Though wood-fired ovens can be “a go-to for most menu items,” says Randie Hovatter, marketing director for Marra Forni in Beltsville, Maryland, “some foods need to be placed in a pan to heat, rather than directly on the oven deck.” She offers clients this additional advice: Because some brick ovens have fast cooking times, keep the oven’s heat source on the same side of the oven as the prep area, so that an employee can always be at the correct viewing angle to monitor what’s cooking in the oven as he manages other tasks.

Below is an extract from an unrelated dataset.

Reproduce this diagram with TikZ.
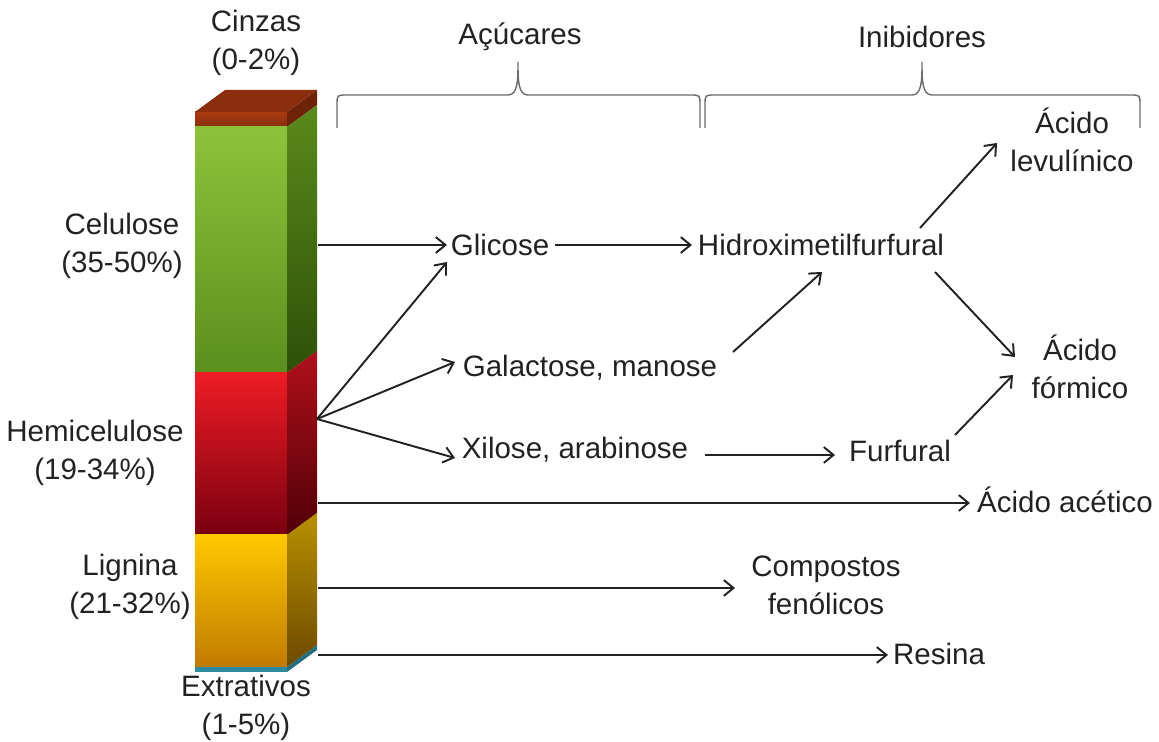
\documentclass[tikz,border=0pt]{standalone}
\usepackage{fontspec}
\setmainfont{Liberation Sans}
\usepackage{tikz}
\usetikzlibrary{arrows.meta, calc, positioning}
\definecolor{castA}{HTML}{8A2E0E}
\definecolor{castB}{HTML}{A83A10}
\definecolor{castC}{HTML}{6E220A}
\definecolor{verdeA}{HTML}{8DC33B}
\definecolor{verdeB}{HTML}{5B8F1E}
\definecolor{verdeC}{HTML}{5A8A1C}
\definecolor{verdeD}{HTML}{2E5008}
\definecolor{vermA}{HTML}{EE1C25}
\definecolor{vermB}{HTML}{7A0010}
\definecolor{vermC}{HTML}{B0101A}
\definecolor{vermD}{HTML}{500008}
\definecolor{amarA}{HTML}{FFC800}
\definecolor{amarB}{HTML}{C07A00}
\definecolor{amarC}{HTML}{B89000}
\definecolor{amarD}{HTML}{6E4A00}
\definecolor{azulExt}{HTML}{2E8A9E}
\definecolor{texto}{HTML}{222222}
\tikzset{
  >=latex,
  % textos
  rotulo/.style={font=\fontsize{16.8}{21.5}\selectfont,align=center,inner sep=2pt,text=texto},
  % setas
  seta/.style={-{Straight Barb[length=5.5pt,width=9pt]},line width=1.1pt,texto},
  % chavetas
  chave/.style={draw=gray!85!black,line width=0.8pt}
}

\begin{document}
\begin{tikzpicture}[x=0.02cm,y=-0.02cm]
  \useasboundingbox (0,0) rectangle (1159,742);
  % barra
  \shade[top color=castB,bottom color=castA] (195,112) rectangle (287,127);
  \fill[castC] (287,112) -- (317,90) -- (317,105) -- (287,127) -- cycle;
  \fill[castA] (195,112) -- (225,90) -- (317,90) -- (287,112) -- cycle;
  \shade[top color=verdeA,bottom color=verdeB] (195,127) rectangle (287,373);
  \shade[top color=verdeC,bottom color=verdeD] (287,127) -- (317,105) -- (317,351) -- (287,373) -- cycle;
  \shade[top color=vermA,bottom color=vermB] (195,373) rectangle (287,535);
  \shade[top color=vermC,bottom color=vermD] (287,373) -- (317,351) -- (317,513) -- (287,535) -- cycle;
  \shade[top color=amarA,bottom color=amarB] (195,535) rectangle (287,667);
  \shade[top color=amarC,bottom color=amarD] (287,535) -- (317,513) -- (317,645) -- (287,667) -- cycle;
  \fill[azulExt] (195,667) rectangle (287,672);
  \fill[azulExt!80!black] (287,667) -- (317,645) -- (317,650) -- (287,672) -- cycle;

  \node[rotulo] (cinzas) at (256,43) {Cinzas\\(0-2\%)};
  \node[rotulo] (celul) at (122,246) {Celulose\\(35-50\%)};
  \node[rotulo] (hemic) at (95,453) {Hemicelulose\\(19-34\%)};
  \node[rotulo] (lignin) at (130,587) {Lignina\\(21-32\%)};
  \node[rotulo] (extrat) at (246,708) {Extrativos\\(1-5\%)};

  \node[rotulo] (acucar) at (520,37) {Açúcares};
  \node[rotulo] (inibid) at (922,37) {Inibidores};
  \draw[chave] (337,128) -- (337,105) .. controls (337,95) .. (347,95) -- (508,95)
    .. controls (518,95) and (518,80) .. (518,62) .. controls (518,80) and (518,95) .. (528,95)
    -- (690,95) .. controls (700,95) .. (700,105) -- (700,128);
  \draw[chave] (705,128) -- (705,105) .. controls (705,95) .. (715,95) -- (912,95)
    .. controls (922,95) and (922,80) .. (922,62) .. controls (922,80) and (922,95) .. (932,95)
    -- (1130,95) .. controls (1140,95) .. (1140,105) -- (1140,128);

  \node[rotulo] (glic) at (500,245) {Glicose};
  \node[rotulo] (hmf) at (821,245) {Hidroximetilfurfural};
  \node[rotulo] (levul) at (1072,140) {Ácido\\levulínico};
  \node[rotulo] (galac) at (590,368) {Galactose, manose};
  \node[rotulo] (formico) at (1080,367) {Ácido\\fórmico};
  \node[rotulo] (xilo) at (575,450) {Xilose, arabinose};
  \node[rotulo] (furf) at (900,451) {Furfural};
  \node[rotulo] (acet) at (1065,500) {Ácido acético};
  \node[rotulo] (fenol) at (826,585) {Compostos\\fenólicos};
  \node[rotulo] (resina) at (939,654) {Resina};

  \coordinate (cel) at (318,245);
  \coordinate (hemi) at (317,419);
  \coordinate (hemiB) at (318,503);
  \coordinate (lig) at (318,588);
  \coordinate (ext) at (318,655);

  \draw[seta] (cel) -- ($(glic)+(-53,0)$);
  \draw[seta] ($(glic)+(55,0)$) -- ($(hmf)+(-129,0)$);
  \draw[seta] (hemi) -- ($(glic)+(-53,17)$);
  \draw[seta] (hemi) -- ($(galac)+(-135,-6)$);
  \draw[seta] (hemi) -- ($(xilo)+(-120,8)$);
  \draw[seta] ($(galac)+(143,-16)$) -- ($(hmf)+(1,27)$);
  \draw[seta] ($(xilo)+(130,5)$) -- ($(furf)+(-65,4)$);
  \draw[seta] ($(hmf)+(99,-17)$) -- ($(levul)+(-75,3)$);
  \draw[seta] ($(hmf)+(114,27)$) -- ($(formico)+(-65,-10)$);
  \draw[seta] ($(furf)+(55,-16)$) -- ($(formico)+(-67,8)$);
  \draw[seta] (hemiB) -- ($(acet)+(-95,3)$);
  \draw[seta] (lig) -- ($(fenol)+(-91,3)$);
  \draw[seta] (ext) -- ($(resina)+(-51,1)$);
\end{tikzpicture}
\end{document}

High heat can be temperamental, especially with deck and wood-burning ovens that reach temperatures of more than 600°, concedes Tom Lehmann, director of bakery assistance for the American Institute of Baking in Manhattan, Kansas. “There are also hot and cold spots in the oven, so you have to be more careful,” he adds. “But it definitely doesn’t limit your possibilities.” Other heat-controlling options: Use double pans to create an insulating layer or put the item on a screen on the oven’s deck to create an air gap underneath.
For a more controlled cooking environment, many operators turn to conveyor ovens, which also offer plenty of versatility. Mike French, co-owner of Dunbar, Pennsylvania-based MF&B Restaurant Systems, manufacturer of Edge Conveyor Ovens, has seen them work in everything from Tex-Mex restaurants to bagel chip manufacturing facilities. “You can cook just about anything, as long as it meets height requirements; something that rises higher than 3”, like a large bread, wouldn’t work,” he explains. “Otherwise, everything is possible—cookies, pastas, seafood, steaks. When you have a varied menu and are serving hoagies, for example, the conveyor is great.”

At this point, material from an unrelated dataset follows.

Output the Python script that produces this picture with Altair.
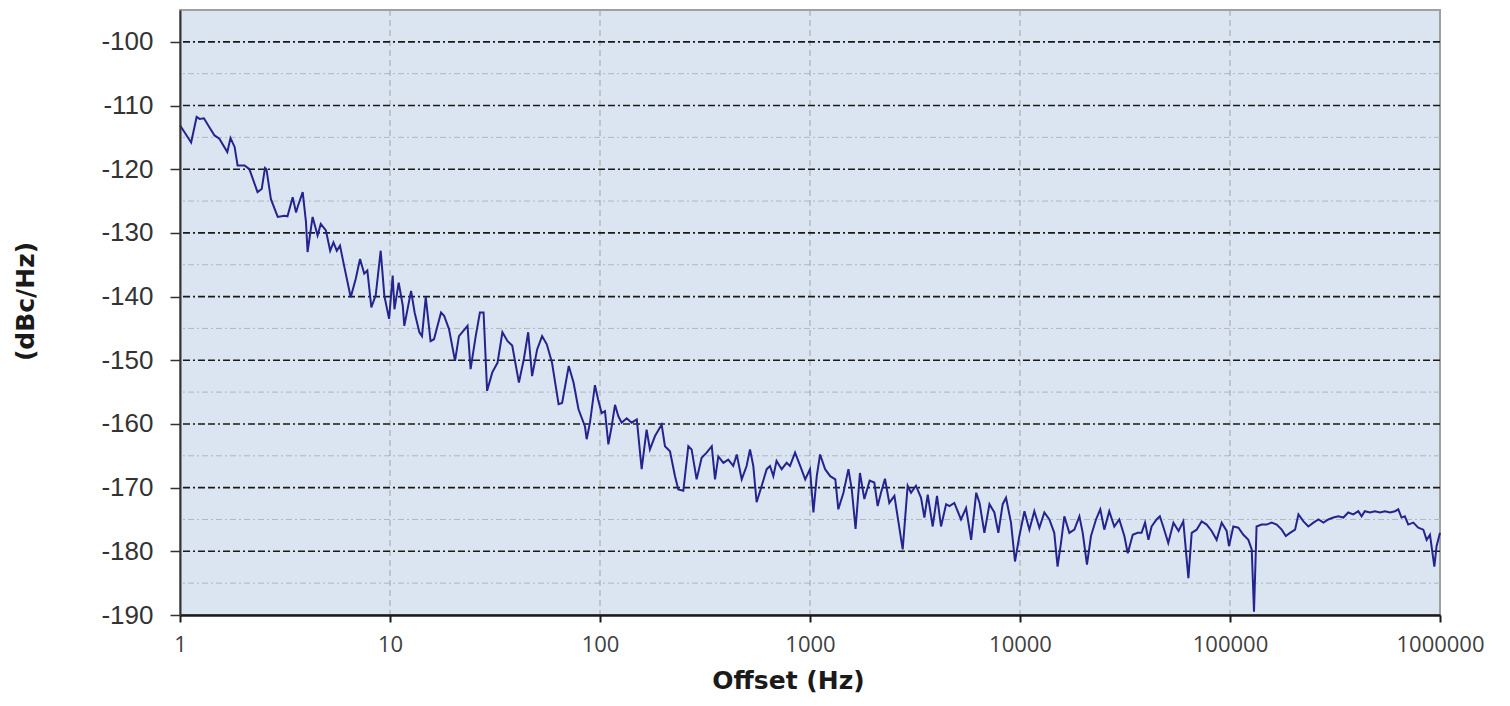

For example, if you’re cooking pizzas at a standard six-minute time, you can heat a hoagie and take it out at three minutes through a side window; or you can maximize production by running two belts set at different timings with a split conveyor belt oven.
As our experts illustrate, no matter what kind of oven you currently own—or are looking to buy—there are few limits to your potential as an operator, and it’s worth the effort to explore all of the possibilities. After all, your oven can increase your efficiency and ultimately make or break your business—and it’s not only about having the right oven; it’s about utilizing it to its fullest potential.